### [Stored records]
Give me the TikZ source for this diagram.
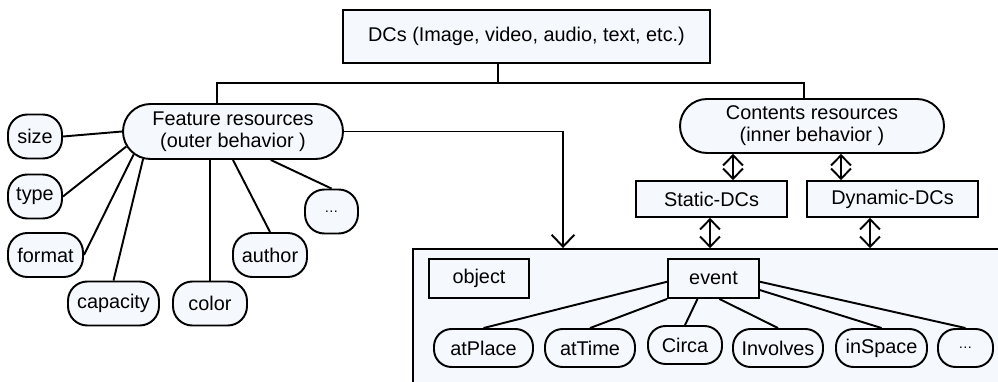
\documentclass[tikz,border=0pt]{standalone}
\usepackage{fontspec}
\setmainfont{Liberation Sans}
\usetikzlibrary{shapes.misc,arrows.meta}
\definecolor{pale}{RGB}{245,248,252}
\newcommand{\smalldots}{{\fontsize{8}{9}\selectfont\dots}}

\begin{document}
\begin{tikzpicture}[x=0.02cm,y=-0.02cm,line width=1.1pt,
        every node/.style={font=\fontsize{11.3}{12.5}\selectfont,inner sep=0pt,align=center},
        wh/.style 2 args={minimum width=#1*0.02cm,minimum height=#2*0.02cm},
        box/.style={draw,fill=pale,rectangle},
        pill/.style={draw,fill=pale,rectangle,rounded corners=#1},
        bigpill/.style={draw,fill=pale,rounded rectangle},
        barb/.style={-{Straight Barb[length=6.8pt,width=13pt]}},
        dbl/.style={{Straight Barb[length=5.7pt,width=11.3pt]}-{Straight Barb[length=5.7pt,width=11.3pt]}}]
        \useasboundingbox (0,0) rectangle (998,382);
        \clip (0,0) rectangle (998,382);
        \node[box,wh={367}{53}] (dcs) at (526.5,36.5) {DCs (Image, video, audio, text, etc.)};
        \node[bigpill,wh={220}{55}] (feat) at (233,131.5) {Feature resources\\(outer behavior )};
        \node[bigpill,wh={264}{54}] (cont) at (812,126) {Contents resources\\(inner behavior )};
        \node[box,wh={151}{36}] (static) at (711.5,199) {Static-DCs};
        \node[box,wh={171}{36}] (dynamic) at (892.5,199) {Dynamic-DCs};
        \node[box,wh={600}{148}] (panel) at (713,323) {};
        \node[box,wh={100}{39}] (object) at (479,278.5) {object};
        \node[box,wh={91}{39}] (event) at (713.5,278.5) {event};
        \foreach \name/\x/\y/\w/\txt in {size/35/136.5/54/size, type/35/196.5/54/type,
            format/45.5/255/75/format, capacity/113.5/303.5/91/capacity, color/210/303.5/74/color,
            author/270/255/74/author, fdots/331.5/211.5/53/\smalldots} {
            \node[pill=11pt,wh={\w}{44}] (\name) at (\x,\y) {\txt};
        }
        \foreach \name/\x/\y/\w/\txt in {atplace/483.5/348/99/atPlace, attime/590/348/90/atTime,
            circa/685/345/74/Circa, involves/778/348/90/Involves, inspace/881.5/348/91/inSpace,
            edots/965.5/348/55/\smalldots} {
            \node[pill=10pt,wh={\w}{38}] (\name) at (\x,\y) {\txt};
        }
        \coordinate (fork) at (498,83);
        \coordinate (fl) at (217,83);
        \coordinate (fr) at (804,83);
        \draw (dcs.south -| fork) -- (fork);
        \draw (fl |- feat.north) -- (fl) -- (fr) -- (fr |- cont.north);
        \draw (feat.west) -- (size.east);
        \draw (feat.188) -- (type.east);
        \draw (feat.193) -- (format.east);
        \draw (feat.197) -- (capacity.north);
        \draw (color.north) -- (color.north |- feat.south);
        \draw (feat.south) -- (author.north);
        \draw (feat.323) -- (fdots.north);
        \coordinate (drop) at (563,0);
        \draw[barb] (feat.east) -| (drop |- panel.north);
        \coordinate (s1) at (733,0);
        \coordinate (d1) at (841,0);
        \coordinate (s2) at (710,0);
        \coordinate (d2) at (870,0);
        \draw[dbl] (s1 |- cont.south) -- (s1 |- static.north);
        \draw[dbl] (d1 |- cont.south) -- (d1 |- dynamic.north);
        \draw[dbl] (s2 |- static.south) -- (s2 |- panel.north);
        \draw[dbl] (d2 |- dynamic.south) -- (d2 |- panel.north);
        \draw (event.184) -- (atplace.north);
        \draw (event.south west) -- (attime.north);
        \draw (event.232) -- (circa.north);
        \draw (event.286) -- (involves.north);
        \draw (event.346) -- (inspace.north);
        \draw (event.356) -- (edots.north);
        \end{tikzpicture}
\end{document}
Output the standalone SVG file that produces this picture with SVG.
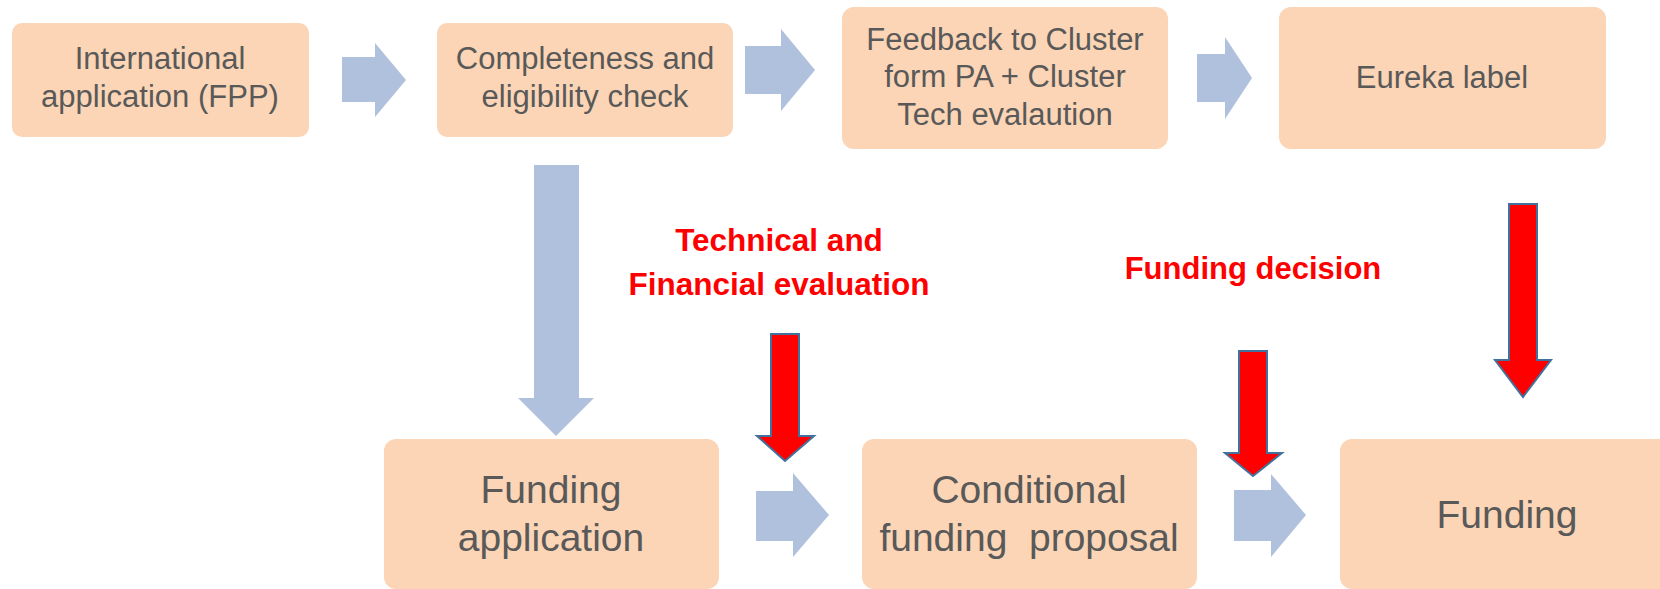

### [Task directions]
All of the entries above should be duplicated exactly, except for the pictures.

### [Solution to this exercise]
Give me the TikZ source for this diagram.
\documentclass[tikz,border=0pt]{standalone}
\usepackage{fontspec}
\setmainfont{Liberation Sans}
\usetikzlibrary{shapes.misc,arrows.meta}
\definecolor{pale}{RGB}{245,248,252}
\newcommand{\smalldots}{{\fontsize{8}{9}\selectfont\dots}}

\begin{document}
\begin{tikzpicture}[x=0.02cm,y=-0.02cm,line width=1.1pt,
        every node/.style={font=\fontsize{11.3}{12.5}\selectfont,inner sep=0pt,align=center},
        wh/.style 2 args={minimum width=#1*0.02cm,minimum height=#2*0.02cm},
        box/.style={draw,fill=pale,rectangle},
        pill/.style={draw,fill=pale,rectangle,rounded corners=#1},
        bigpill/.style={draw,fill=pale,rounded rectangle},
        barb/.style={-{Straight Barb[length=6.8pt,width=13pt]}},
        dbl/.style={{Straight Barb[length=5.7pt,width=11.3pt]}-{Straight Barb[length=5.7pt,width=11.3pt]}}]
        \useasboundingbox (0,0) rectangle (998,382);
        \clip (0,0) rectangle (998,382);
        \node[box,wh={367}{53}] (dcs) at (526.5,36.5) {DCs (Image, video, audio, text, etc.)};
        \node[bigpill,wh={220}{55}] (feat) at (233,131.5) {Feature resources\\(outer behavior )};
        \node[bigpill,wh={264}{54}] (cont) at (812,126) {Contents resources\\(inner behavior )};
        \node[box,wh={151}{36}] (static) at (711.5,199) {Static-DCs};
        \node[box,wh={171}{36}] (dynamic) at (892.5,199) {Dynamic-DCs};
        \node[box,wh={600}{148}] (panel) at (713,323) {};
        \node[box,wh={100}{39}] (object) at (479,278.5) {object};
        \node[box,wh={91}{39}] (event) at (713.5,278.5) {event};
        \foreach \name/\x/\y/\w/\txt in {size/35/136.5/54/size, type/35/196.5/54/type,
            format/45.5/255/75/format, capacity/113.5/303.5/91/capacity, color/210/303.5/74/color,
            author/270/255/74/author, fdots/331.5/211.5/53/\smalldots} {
            \node[pill=11pt,wh={\w}{44}] (\name) at (\x,\y) {\txt};
        }
        \foreach \name/\x/\y/\w/\txt in {atplace/483.5/348/99/atPlace, attime/590/348/90/atTime,
            circa/685/345/74/Circa, involves/778/348/90/Involves, inspace/881.5/348/91/inSpace,
            edots/965.5/348/55/\smalldots} {
            \node[pill=10pt,wh={\w}{38}] (\name) at (\x,\y) {\txt};
        }
        \coordinate (fork) at (498,83);
        \coordinate (fl) at (217,83);
        \coordinate (fr) at (804,83);
        \draw (dcs.south -| fork) -- (fork);
        \draw (fl |- feat.north) -- (fl) -- (fr) -- (fr |- cont.north);
        \draw (feat.west) -- (size.east);
        \draw (feat.188) -- (type.east);
        \draw (feat.193) -- (format.east);
        \draw (feat.197) -- (capacity.north);
        \draw (color.north) -- (color.north |- feat.south);
        \draw (feat.south) -- (author.north);
        \draw (feat.323) -- (fdots.north);
        \coordinate (drop) at (563,0);
        \draw[barb] (feat.east) -| (drop |- panel.north);
        \coordinate (s1) at (733,0);
        \coordinate (d1) at (841,0);
        \coordinate (s2) at (710,0);
        \coordinate (d2) at (870,0);
        \draw[dbl] (s1 |- cont.south) -- (s1 |- static.north);
        \draw[dbl] (d1 |- cont.south) -- (d1 |- dynamic.north);
        \draw[dbl] (s2 |- static.south) -- (s2 |- panel.north);
        \draw[dbl] (d2 |- dynamic.south) -- (d2 |- panel.north);
        \draw (event.184) -- (atplace.north);
        \draw (event.south west) -- (attime.north);
        \draw (event.232) -- (circa.north);
        \draw (event.286) -- (involves.north);
        \draw (event.346) -- (inspace.north);
        \draw (event.356) -- (edots.north);
        \end{tikzpicture}
\end{document}
Output the standalone SVG file that produces this picture with SVG.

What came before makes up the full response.